At least that’s what Hunley said after trying haggis – a Scottish specialty that might be delicately described as made of sheep parts.
“You could probably eat it with chips,” he said, after taking his first couple bites. “It is a different flavor. I didn’t come here to eat my food. I came here to eat their food.”
Folks were savoring – or discovering – their Scottish heritage all over MacRae Meadows during the 59th annual Grandfather Mountain Highland Games.
Dozens of booths bearing banners with the names of Scottish clans ringed the meadows, and for anyone whose last name wasn’t the same as one of the clans there were usually many allied family names to cement a connection.
Alvin Tyndall and his wife Sylvia were there from Winston-Salem with their son Allen.
“About 25 years ago we came up with a friend,” Alvin Tyndall said, dressed in the hunting green tartan of Clan Ross. “We met different people in different clan groups, looking for family connections.”
Alvin Tyndall found out that his great-grandmother, who was a Corbett, belonged to one of the families allied with Clan Ross.
“So they said come on and join us because you’re part of the group.”
The music and the dancing were lively where young people took the stage to perform highland dances, but the competition was serious.

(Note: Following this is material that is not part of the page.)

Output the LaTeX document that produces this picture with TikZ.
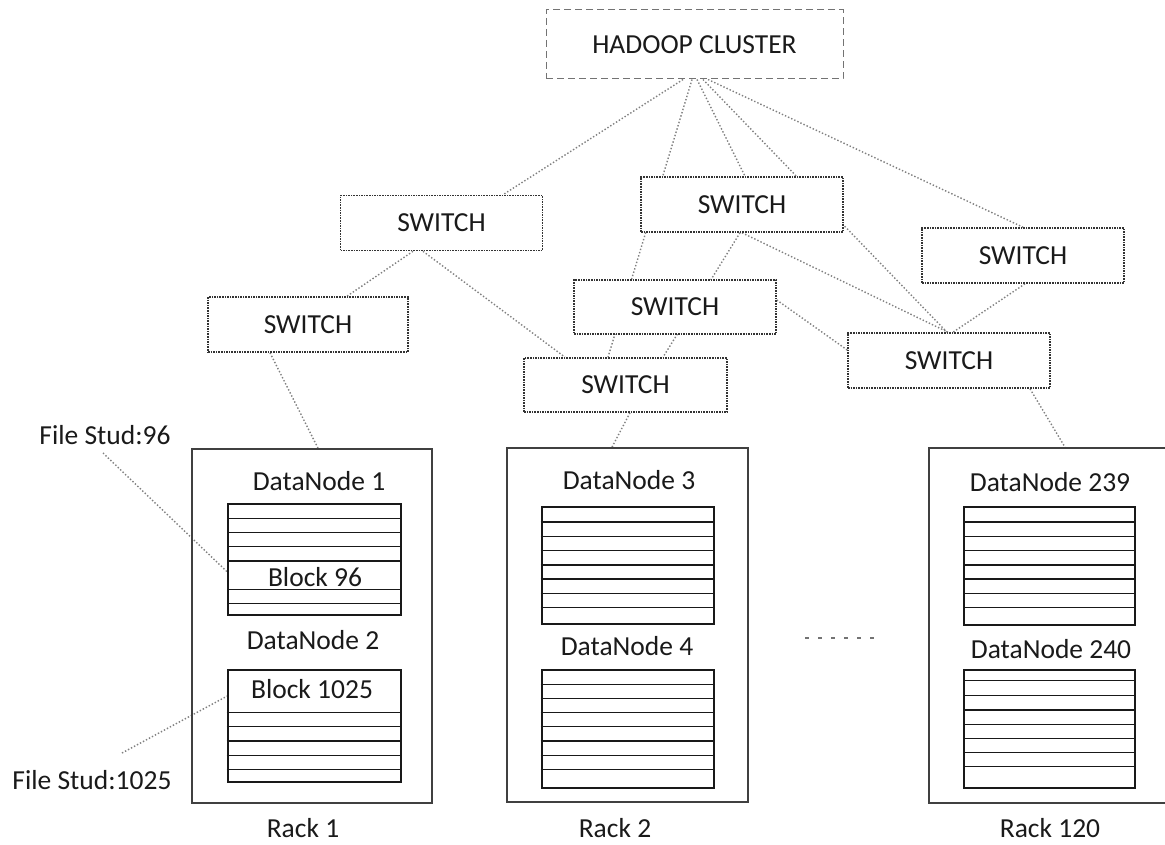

Maggie McGill, 16 years old and visiting from Land O’ Lakes, Fla., said highland dancing is a great way to keep fit.
“In my first competition I got a first, second and third, so I’ve been doing it ever since,” she said. She said she was learning a lot by watching the other dancers.
“You have to have posture,” she said. “A lot of people think it is just the legs but it is the whole body.”
Larry Satchwell, doing the announcing for the 22-pound hammer throw, said he had given up the sport.
“After 30 years your body takes a lot of abuse,” he said. “It is a lot of fun. I had the chief record up here for a number of years.”
The hammer is a metal ball at the end of a shaft that the contestant whirls around his head before letting it loose – hopefully in the right direction and at a good distance.
Later, guys tried to best each other in tossing the caber, which is basically a tree trunk shorn of its branches. The thing stands about 18 feet tall and can weigh 100 pounds.
Kids engaged in wrestling competitions, and dogs listened to their master’s whistle to herd sheep. The sound of bagpipes was ever-present, and folks who got the urge could even buy a set.
In a grove of trees, a Celtic rock band called Seven Nations included Will MacMorran on bagpipes, as an addition to the more typical rock lineup.
“I grew up playing traditional music and I’ve been playing the bagpipes for 10 years,” said MacMorran, who is 26. “This has been my living for the past eight years. We do rock clubs. We do more bagpipes at the highland festivals.”
David Sutherland of Alabama, visiting the festival with his family, said he has some Scottish ancestry but that “we are mostly mutts.”
“My wife is Italian,” he said. “On the way over I saw the fish and chips, then noticed they had Italian ice so we celebrated both cultures.”